In the early 80s I wrote an article suggesting that SALT negotiations propose to trade-off land-based offensive nuclear forces for effective anti-ballistic missile (ABM) systems on a one-to-one or multiple-to-one basis (since more defensive systems would not threaten adversaries’ vital interests while increasing effectiveness against incoming ICBMs). The article was accepted but never published by a professional journal because no sooner had it been accepted, Reagan announced his Strategic Defense Initiative, which increased ABM capabilities while maintaining the offensive component of the US triad (and effectively violating the spirit of the ABM Treaty extant at the time). So I have the dubious honour of having been accepted and not published by a leading journal of strategic affairs, something that at the time was devastating for me since I was a grad student about to go on the academic job market. I still have the final proofs of the article with the markups and corrections on them stored in an old file cabinet.

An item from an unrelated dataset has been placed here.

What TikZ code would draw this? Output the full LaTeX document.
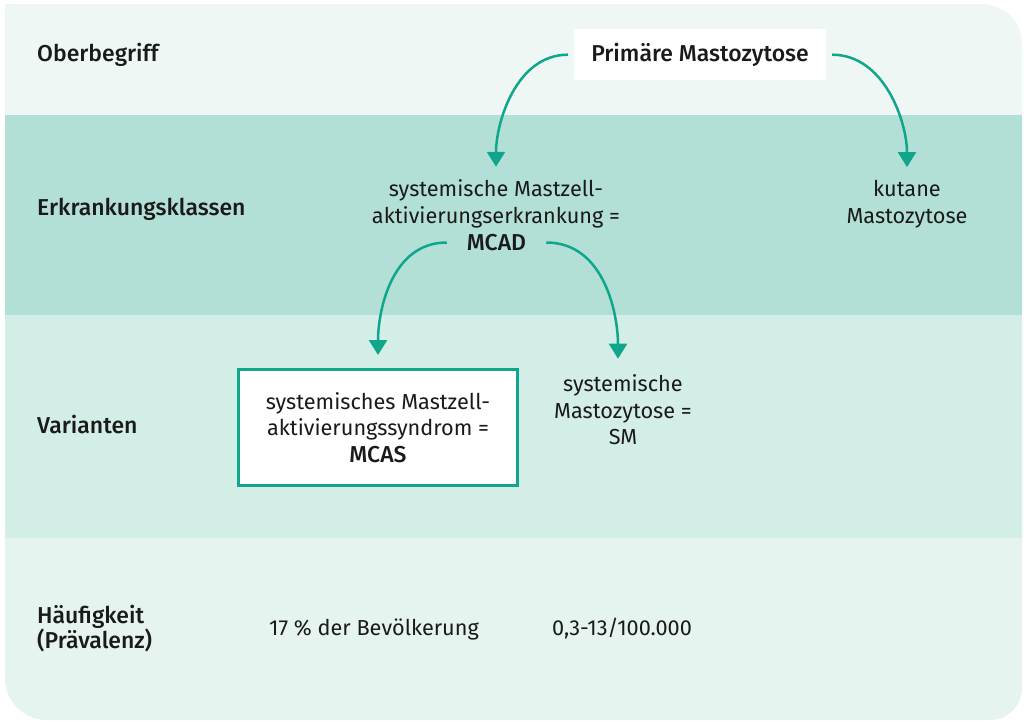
\documentclass[tikz,border=0pt]{standalone}
\usepackage{fontspec}
\setmainfont{Fira Sans}[BoldFont={Fira Sans Medium}]
\usetikzlibrary{arrows.meta}

\definecolor{zeileA}{HTML}{EEF7F4}
\definecolor{zeileB}{HTML}{B3E0D6}
\definecolor{zeileC}{HTML}{D3EDE7}
\definecolor{zeileD}{HTML}{E6F4F0}
\definecolor{gruen}{HTML}{0FA68C}
\definecolor{schrift}{HTML}{1A1A1A}

\newcommand\grundschrift{\fontsize{21.7}{26.5}\selectfont}
\newcommand\fettschrift{\fontsize{23}{26.5}\selectfont\bfseries}

\tikzset{
  zeilenkopf/.style={anchor=west, inner sep=0pt, align=left, font=\fettschrift, text=schrift},
  eintrag/.style={inner sep=0pt, align=center, font=\grundschrift, text=schrift},
  pfeil/.style={draw=gruen, line width=2.5pt, -{Triangle[width=18pt,length=15pt]}, shorten >=13pt},
}

\begin{document}
\begin{tikzpicture}[x=1pt, y=1pt]
  \useasboundingbox (0,0) rectangle (1024,-721);

  % Hintergrund mit Zeilen
  \begin{scope}
    \clip (5,-4) -- (982,-4) arc[start angle=90, end angle=0, radius=40]
      -- (1022,-688) arc[start angle=0, end angle=-90, radius=32]
      -- (47,-720) arc[start angle=270, end angle=180, radius=42] -- cycle;
    \fill[zeileA] (0,0) rectangle (1024,-115);
    \fill[zeileB] (0,-115) rectangle (1024,-315);
    \fill[zeileC] (0,-315) rectangle (1024,-538);
    \fill[zeileD] (0,-538) rectangle (1024,-721);
  \end{scope}

  % Zeilenkoepfe
  \node[zeilenkopf] (oberbegriff) at (37,-55) {Oberbegriff};
  \node[zeilenkopf] (klassen) at (37,-209) {Erkrankungsklassen};
  \node[zeilenkopf] (varianten) at (37,-424) {Varianten};
  \node[zeilenkopf, font=\fontsize{23}{25}\selectfont\bfseries] (haeufigkeit) at (37,-629) {Häufigkeit\\(Prävalenz)};

  % Inhalte
  \node[eintrag, font=\fettschrift, fill=white, minimum width=252pt, minimum height=51pt] (primaer) at (700,-54.7) {Primäre Mastozytose};
  \node[eintrag] (mcad) at (496,-204) {systemische Mastzell-\\aktivierungserkrankung =};
  \node[eintrag, font=\fettschrift, inner xsep=20pt] (mcadabk) at (496.5,-242.5) {MCAD};
  \node[eintrag] (kutan) at (907,-204) {kutane\\Mastozytose};
  \node[eintrag, draw=gruen, line width=3pt, fill=white, minimum width=279pt, minimum height=116pt] (mcas) at (378,-427.5) {systemisches Mastzell-\\aktivierungssyndrom =\\{\fettschrift MCAS}};
  \node[eintrag] (sm) at (623,-410) {systemische\\Mastozytose =\\SM};
  \node[eintrag] (praevmcas) at (374,-629) {17 \% der Bevölkerung};
  \node[eintrag] (praevsm) at (622,-629) {0,3-13/100.000};

  % Pfeile
  \draw[pfeil, shorten <=6pt] (primaer.west) to[out=180, in=90] (mcad.north);
  \draw[pfeil, shorten <=6pt] (primaer.east) to[out=0, in=90] (kutan.north);
  \draw[pfeil] (mcadabk.west) to[out=180, in=90] (mcas.north);
  \draw[pfeil, shorten >=16pt] (mcadabk.east) to[out=0, in=90] ([xshift=-5pt]sm.north);
\end{tikzpicture}
\end{document}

My final thought goes to what I was saying in the podcast. There has to be a political will to engage in arms control negotiations and I just do not see it in the Great Powers at the moment (or in any nuclear-armed State). Even as a bargaining chip or negotiating ploy, I do not think that unilaterally reducing land-based nuclear weapons, or even mutually doing so, will fly. Plus in a democracy, unilateral removal of things like a land-based ICBM force is tantamount to committing political suicide, so will simply not be possible in any event. For their part authoritarians might do it as a gesture of good will to adversaries, but then again, who has good will these days amongst the opposing nuclear-armed camps? To the contrary, the current era is marked by the upgrading and expansion of nuclear forces, so unfortunately the trend is contrary to our suggestion on a number of levels.
Interesting broadcast @ Pablo and Selwyn, AND Barbarba’s contribution.
Towards the end, you (Pablo) mentioned lil ‘ole NuZulln (that punches above its weight) and mini states’ ability as mice to push back against the elephant.
(I love elephants by the way, and they’ve never shown any animosity towards me). It is, and will be a daunting task however, but we can tickle the elephant’s toes – even to the point of rendering them temporarily useless and incapable of doing anything useful.
I’m not sure if you’ve ever watched (not with elephants, but with tigers at least) how it is possible to turn a tiger or a lion’s pride and its tribe against one another.
FME (for short):
Since you like elephants, how about this? Not sure if I mentioned in the podcast but Lee Kuan Yew once said something to the effect with regard to small states dealing with Great Power competition, “Whether the elephants are fighting or making love, the mice need to tread carefully.” Not sure if your suggestion is workable but who knows?